Each committee shall keep regular minutes of its proceedings and report such proceedings periodically to the Board.

The notice provisions in Sections 2.08 and 2.09, and the manner of acting and adjournment provisions in Section 2.10 shall be applicable to committees of the Board.

Section 2.12.    Interested Directors or Officers; Quorum. No contract or transaction between the corporation and one or more of its directors or officers, or between the corporation and any other corporation, partnership, association, or other organization in which one or more of its directors or officers are directors or officers, or have a financial interest, shall be void solely for such reason, or solely because the director or officer is present at or participates in the meeting of the Board which authorizes the contract or transaction, or solely because his, her or their votes are counted for such purpose, if:

  • (1)  The material facts as to the relationship or interest and as to the contract or transaction are disclosed or are known to the Board and the Board in good faith authorizes the contract or transaction by the affirmative votes of a majority of the disinterested directors, even though the disinterested directors are less than a quorum; or
  • (2)  The contract or transaction is fair as to the corporation as of the time it is authorized, approved or ratified, by the Board. Common or interested directors may be counted in determining the presence of a quorum at a meeting of the Board which authorizes a contract or transaction specified in this section.
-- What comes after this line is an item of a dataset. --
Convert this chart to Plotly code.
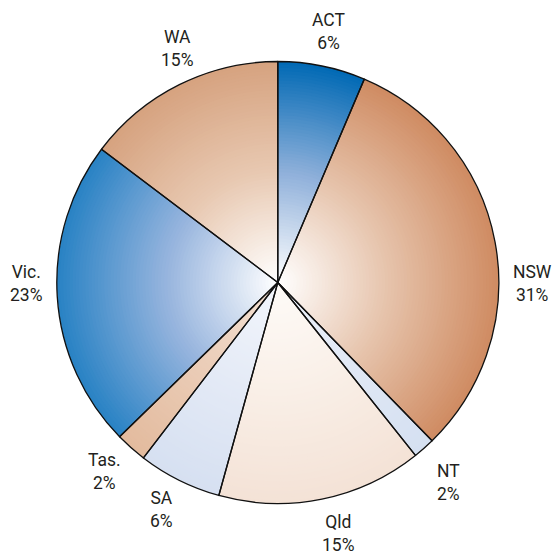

Section 2.13.    No Fees and Expense Reimbursement. No director shall be paid any fee for any meeting of the Board or committee of directors which he or she shall attend, but shall be reimbursed for documented expenses incurred in activities on behalf of the corporation. Such expenses shall be approved by the Executive Committee prior to payment.

ARTICLE III NOTICE—WAIVERS—MEETINGS

Section 3.01.    Notice. What Constitutes. Whenever written notice is required to be given to any person under the provisions of the articles, these by-laws, or the Nonprofit Corporation Law of 1988, it may be given to such person, either personally or by sending a copy thereof by first class mail, postage prepaid, or by facsimile transmission, e-mail or other electronic communication to his or her address for mail, e-mail or other electronic communications supplied by him or her to the corporation for the purpose of notice. If the notice is sent by mail or by facsimile, e-mail or other electronic communication, it shall be deemed to have been given to the person entitled thereto when deposited in the United States mail or sent for transmission to such person. A notice of meeting shall specify the place, day and hour of the meeting and any other information required by law or these by-laws.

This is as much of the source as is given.